-- WHAT YOU ARE ASKED TO DO --
Retype exactly what runs from the first line of the data to the line with "import * as echarts from 'echarts';", keeping both of those lines and skipping pictures.

══════

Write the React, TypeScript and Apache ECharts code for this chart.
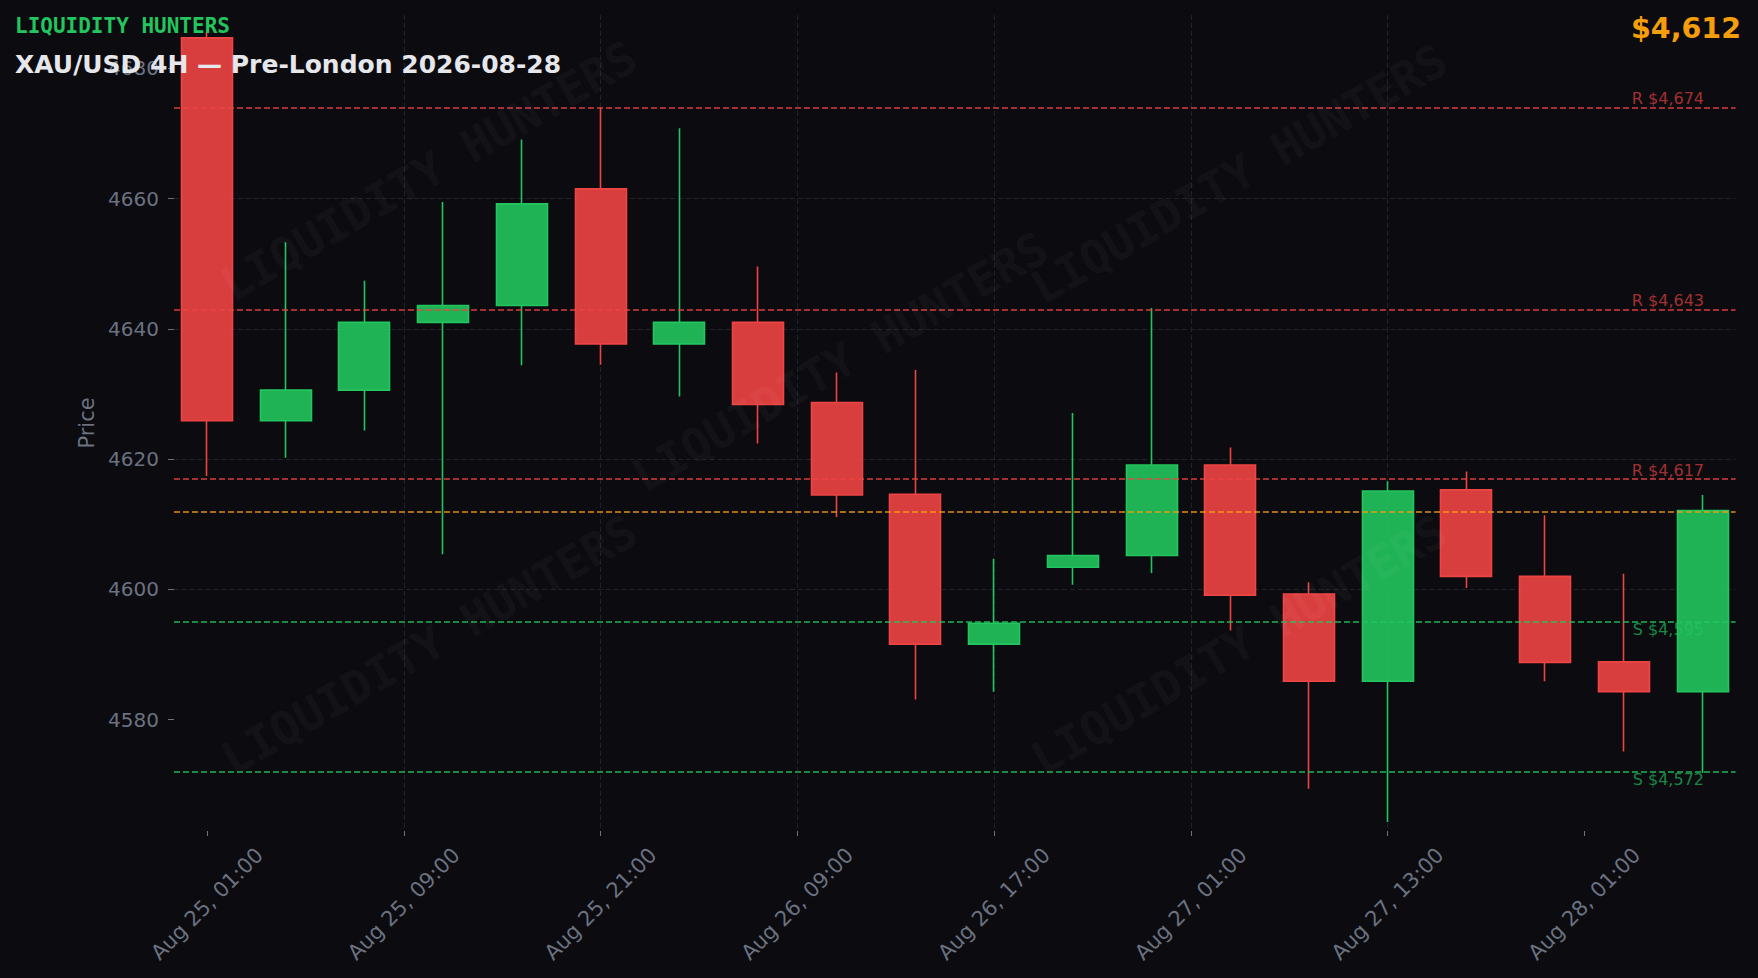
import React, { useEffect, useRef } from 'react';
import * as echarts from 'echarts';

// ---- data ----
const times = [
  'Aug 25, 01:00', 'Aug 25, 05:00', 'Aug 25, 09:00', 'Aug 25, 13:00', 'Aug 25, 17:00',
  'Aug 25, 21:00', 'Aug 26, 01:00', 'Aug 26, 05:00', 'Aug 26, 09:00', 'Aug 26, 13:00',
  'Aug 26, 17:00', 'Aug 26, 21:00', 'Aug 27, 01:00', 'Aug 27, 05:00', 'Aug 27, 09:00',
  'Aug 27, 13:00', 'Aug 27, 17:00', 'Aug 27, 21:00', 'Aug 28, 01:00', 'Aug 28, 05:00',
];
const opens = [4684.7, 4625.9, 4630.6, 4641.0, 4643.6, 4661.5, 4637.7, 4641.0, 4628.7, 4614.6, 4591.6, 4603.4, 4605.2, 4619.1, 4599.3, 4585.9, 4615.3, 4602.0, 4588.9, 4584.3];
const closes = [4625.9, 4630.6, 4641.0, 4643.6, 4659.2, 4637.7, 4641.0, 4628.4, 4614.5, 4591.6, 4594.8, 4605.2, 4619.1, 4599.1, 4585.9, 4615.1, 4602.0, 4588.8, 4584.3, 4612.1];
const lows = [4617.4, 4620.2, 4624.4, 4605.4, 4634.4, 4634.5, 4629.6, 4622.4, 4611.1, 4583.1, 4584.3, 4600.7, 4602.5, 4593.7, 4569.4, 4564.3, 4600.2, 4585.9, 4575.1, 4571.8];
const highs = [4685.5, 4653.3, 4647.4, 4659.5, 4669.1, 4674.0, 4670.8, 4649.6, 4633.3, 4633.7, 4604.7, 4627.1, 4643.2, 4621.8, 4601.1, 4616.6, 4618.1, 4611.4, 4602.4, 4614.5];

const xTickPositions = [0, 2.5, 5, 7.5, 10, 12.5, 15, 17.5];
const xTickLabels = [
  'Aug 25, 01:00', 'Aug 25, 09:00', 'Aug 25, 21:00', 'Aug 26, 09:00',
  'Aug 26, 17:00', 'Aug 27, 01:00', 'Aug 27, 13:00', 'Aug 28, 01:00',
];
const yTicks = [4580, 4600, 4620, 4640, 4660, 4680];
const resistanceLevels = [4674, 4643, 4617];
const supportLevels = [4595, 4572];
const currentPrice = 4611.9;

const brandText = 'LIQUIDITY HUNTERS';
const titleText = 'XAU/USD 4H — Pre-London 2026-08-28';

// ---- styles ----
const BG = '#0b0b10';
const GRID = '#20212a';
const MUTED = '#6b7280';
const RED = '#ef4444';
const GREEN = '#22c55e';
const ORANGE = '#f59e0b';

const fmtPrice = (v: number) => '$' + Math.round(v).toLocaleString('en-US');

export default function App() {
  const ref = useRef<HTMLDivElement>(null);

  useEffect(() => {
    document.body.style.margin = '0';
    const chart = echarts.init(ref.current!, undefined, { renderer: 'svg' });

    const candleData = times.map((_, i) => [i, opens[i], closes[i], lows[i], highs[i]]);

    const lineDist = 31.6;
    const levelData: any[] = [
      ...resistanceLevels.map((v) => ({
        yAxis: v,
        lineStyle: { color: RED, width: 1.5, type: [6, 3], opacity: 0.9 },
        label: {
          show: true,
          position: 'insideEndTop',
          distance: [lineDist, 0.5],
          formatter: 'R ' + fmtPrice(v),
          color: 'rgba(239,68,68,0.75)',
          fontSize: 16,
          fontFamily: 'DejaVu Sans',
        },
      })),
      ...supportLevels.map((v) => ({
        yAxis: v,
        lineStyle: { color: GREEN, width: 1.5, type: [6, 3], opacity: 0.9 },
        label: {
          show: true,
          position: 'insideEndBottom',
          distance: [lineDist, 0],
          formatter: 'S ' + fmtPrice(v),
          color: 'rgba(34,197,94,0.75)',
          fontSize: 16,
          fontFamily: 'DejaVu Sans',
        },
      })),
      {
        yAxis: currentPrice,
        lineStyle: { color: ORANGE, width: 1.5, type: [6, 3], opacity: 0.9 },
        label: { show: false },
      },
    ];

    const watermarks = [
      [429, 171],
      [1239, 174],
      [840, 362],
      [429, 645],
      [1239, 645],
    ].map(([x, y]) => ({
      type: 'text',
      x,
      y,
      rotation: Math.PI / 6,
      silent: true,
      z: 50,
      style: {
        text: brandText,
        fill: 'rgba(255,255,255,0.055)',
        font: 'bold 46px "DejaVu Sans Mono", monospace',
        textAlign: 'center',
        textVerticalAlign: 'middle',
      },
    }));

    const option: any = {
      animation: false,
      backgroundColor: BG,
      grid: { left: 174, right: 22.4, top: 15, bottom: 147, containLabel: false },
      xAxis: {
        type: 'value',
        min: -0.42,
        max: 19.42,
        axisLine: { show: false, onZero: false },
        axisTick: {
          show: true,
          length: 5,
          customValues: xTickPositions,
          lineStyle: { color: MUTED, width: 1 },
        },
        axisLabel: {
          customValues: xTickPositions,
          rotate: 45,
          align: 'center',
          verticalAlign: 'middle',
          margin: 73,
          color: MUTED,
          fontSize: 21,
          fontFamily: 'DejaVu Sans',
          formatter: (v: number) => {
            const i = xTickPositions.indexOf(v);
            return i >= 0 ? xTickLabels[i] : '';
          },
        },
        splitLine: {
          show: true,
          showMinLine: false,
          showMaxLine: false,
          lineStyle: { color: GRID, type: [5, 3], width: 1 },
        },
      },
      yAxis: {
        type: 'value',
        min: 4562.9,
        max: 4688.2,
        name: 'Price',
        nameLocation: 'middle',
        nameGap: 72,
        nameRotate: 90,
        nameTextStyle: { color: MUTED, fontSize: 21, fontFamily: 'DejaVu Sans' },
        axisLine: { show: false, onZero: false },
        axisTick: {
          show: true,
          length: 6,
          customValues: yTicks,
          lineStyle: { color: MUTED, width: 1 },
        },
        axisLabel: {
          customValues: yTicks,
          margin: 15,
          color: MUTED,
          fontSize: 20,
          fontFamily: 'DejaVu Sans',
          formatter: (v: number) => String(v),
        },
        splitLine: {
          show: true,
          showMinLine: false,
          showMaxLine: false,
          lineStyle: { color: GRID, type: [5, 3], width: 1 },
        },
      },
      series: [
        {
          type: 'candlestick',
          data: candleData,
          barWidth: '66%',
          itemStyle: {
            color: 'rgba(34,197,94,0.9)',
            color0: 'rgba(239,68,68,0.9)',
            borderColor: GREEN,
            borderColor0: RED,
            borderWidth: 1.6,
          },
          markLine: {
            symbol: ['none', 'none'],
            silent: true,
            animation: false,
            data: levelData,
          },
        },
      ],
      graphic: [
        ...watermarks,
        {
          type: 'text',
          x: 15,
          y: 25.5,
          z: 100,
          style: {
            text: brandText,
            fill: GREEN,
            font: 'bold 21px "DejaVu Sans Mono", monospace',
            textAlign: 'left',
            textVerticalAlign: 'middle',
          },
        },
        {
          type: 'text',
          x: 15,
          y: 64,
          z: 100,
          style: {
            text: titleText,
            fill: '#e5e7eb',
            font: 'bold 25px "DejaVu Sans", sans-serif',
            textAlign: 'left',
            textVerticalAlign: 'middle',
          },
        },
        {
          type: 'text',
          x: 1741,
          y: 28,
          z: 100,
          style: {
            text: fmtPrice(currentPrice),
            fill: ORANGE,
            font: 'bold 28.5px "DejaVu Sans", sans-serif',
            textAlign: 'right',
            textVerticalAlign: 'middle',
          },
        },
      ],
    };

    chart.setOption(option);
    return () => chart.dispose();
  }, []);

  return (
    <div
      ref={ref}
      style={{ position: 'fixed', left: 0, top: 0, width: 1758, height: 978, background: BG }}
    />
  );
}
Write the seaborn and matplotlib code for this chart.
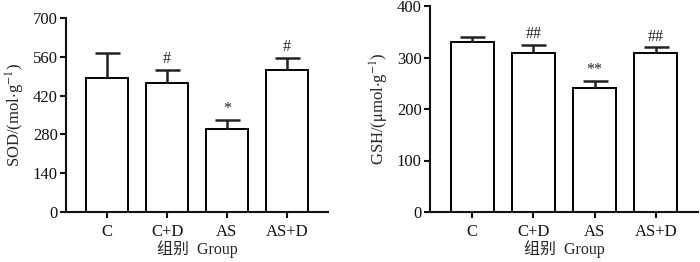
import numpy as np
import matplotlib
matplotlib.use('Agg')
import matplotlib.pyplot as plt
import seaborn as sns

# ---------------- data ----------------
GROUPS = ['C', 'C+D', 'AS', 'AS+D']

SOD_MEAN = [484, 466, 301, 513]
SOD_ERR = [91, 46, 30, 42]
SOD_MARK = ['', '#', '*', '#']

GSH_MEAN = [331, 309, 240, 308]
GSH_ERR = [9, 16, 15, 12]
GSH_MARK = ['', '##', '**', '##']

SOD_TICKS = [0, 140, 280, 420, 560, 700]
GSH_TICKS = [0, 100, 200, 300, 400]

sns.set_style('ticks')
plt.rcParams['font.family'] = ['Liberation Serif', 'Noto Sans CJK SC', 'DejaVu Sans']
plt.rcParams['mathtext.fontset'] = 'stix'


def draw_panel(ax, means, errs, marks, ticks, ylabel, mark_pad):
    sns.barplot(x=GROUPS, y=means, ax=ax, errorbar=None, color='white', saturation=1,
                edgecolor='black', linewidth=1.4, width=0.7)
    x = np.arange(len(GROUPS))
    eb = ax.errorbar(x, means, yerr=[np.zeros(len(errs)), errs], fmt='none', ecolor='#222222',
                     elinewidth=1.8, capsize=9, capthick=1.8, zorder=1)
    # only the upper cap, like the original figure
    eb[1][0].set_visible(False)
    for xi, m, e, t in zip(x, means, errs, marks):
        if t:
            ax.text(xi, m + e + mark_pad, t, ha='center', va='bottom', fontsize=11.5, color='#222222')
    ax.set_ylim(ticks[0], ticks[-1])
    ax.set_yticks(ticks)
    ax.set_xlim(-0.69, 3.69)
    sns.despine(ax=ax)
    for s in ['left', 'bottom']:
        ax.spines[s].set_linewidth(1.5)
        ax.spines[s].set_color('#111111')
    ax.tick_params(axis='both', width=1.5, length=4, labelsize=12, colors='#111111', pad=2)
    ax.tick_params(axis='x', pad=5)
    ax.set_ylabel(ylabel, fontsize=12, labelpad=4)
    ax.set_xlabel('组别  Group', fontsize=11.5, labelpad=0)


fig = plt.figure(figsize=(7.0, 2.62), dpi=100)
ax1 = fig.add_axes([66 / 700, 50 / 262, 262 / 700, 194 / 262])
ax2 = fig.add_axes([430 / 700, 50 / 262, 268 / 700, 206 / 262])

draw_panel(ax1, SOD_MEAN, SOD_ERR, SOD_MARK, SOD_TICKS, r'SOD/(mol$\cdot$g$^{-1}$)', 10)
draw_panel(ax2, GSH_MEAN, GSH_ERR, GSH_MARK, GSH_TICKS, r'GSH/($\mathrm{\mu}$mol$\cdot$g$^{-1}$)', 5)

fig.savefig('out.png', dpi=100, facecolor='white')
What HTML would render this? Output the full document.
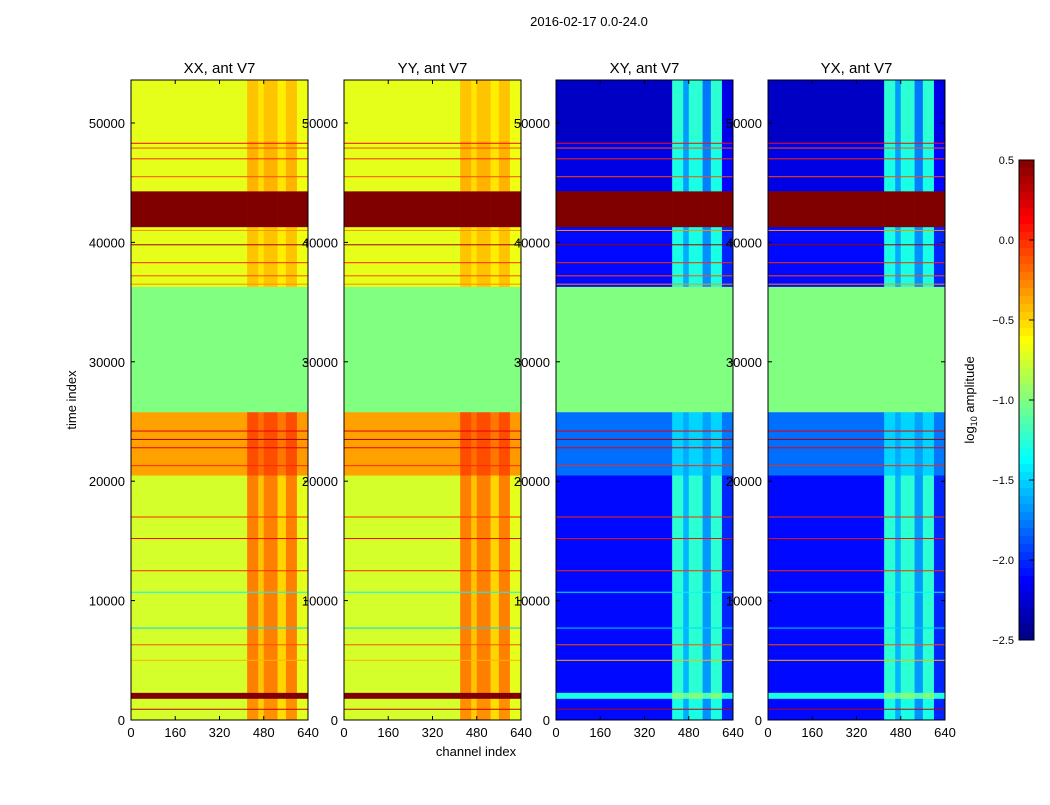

══════

-- THE RESULT --
Write the React, TypeScript and Apache ECharts code for this chart.
import React, { useEffect, useRef } from 'react';
import * as echarts from 'echarts';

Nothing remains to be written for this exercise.